General Xu Qiliang and General Zhang Youxia, the two vice-chairmen of the PLA’s all-powerful Central Military Commission, highlighted the importance of military-civilian collaboration during their visit to a high-profile military equipment exhibition in Beijing on Thursday.
Such partnerships were essential “to provide strong propulsion and strategic support to make the dream of a strong military come true”, military media quoted the two as saying.
The exhibition showcased a host of collaboration projects and research in the fields of advanced materials, new energy, automation and information technology.
In recent years, China’s private firms have increasingly become involved in the development of military technology – officially referred to as “military-civilian integration” – as the PLA seeks to accelerate the modernisation of its weapons systems and related equipment.
Previously, only military institutions, major state-owned enterprises and publicly funded universities were allowed to engage in such sensitive projects.
“The planned economy in the military was leading to institutional sclerosis, so new blood and competition from outside is necessary for efficiency,” said retired PLA colonel Yue Gang.
“Some areas, like IT, where the private sector has faster response times and better international exchanges, will eventually open to them.”
Official military media reported this month that the PLA Rocket Force, which is responsible for China’s strategic missiles, had for the first time recruited 13 experts from the private sector as consultants on key projects.

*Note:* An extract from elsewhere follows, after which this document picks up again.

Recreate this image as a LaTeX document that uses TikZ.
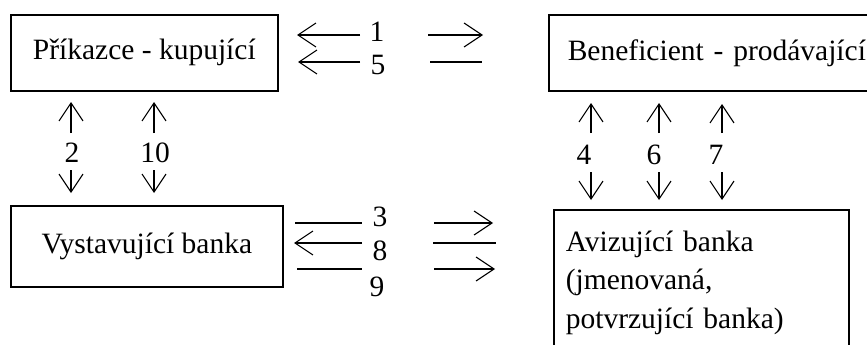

According to PLA Daily, the scientists and engineers – who have extensive experience in areas such as new materials, new energy and power and robotics – have been recruited on five-year contracts and will be involved in a range of development projects.
“Behind the 13 experts we hired, there are 13 civilian teams with great knowledge, skills and competence,” an officer with the Rocket Force’s equipment development department was quoted as saying.
“They are yet a small proportion of our talent pool but they will be the new growth points of our combat capability development,” he said.
Identified as “Rocket Force science and technology experts”, the 13 specialists will have the same privileges as colleagues affiliated with state-run institutions, and will work as part of dedicated teams on a range of projects including missile development and launch technology, the report said.
They will also take part in associated research and inspections, and be allowed to submit reports in their own names to the Rocket Force, which may later be used as a reference materials in policymaking, it said.
But despite the introduction of the private sector experts, their role will remain a supporting one to existing state-run institutions because of security and confidentiality concerns, Yue said.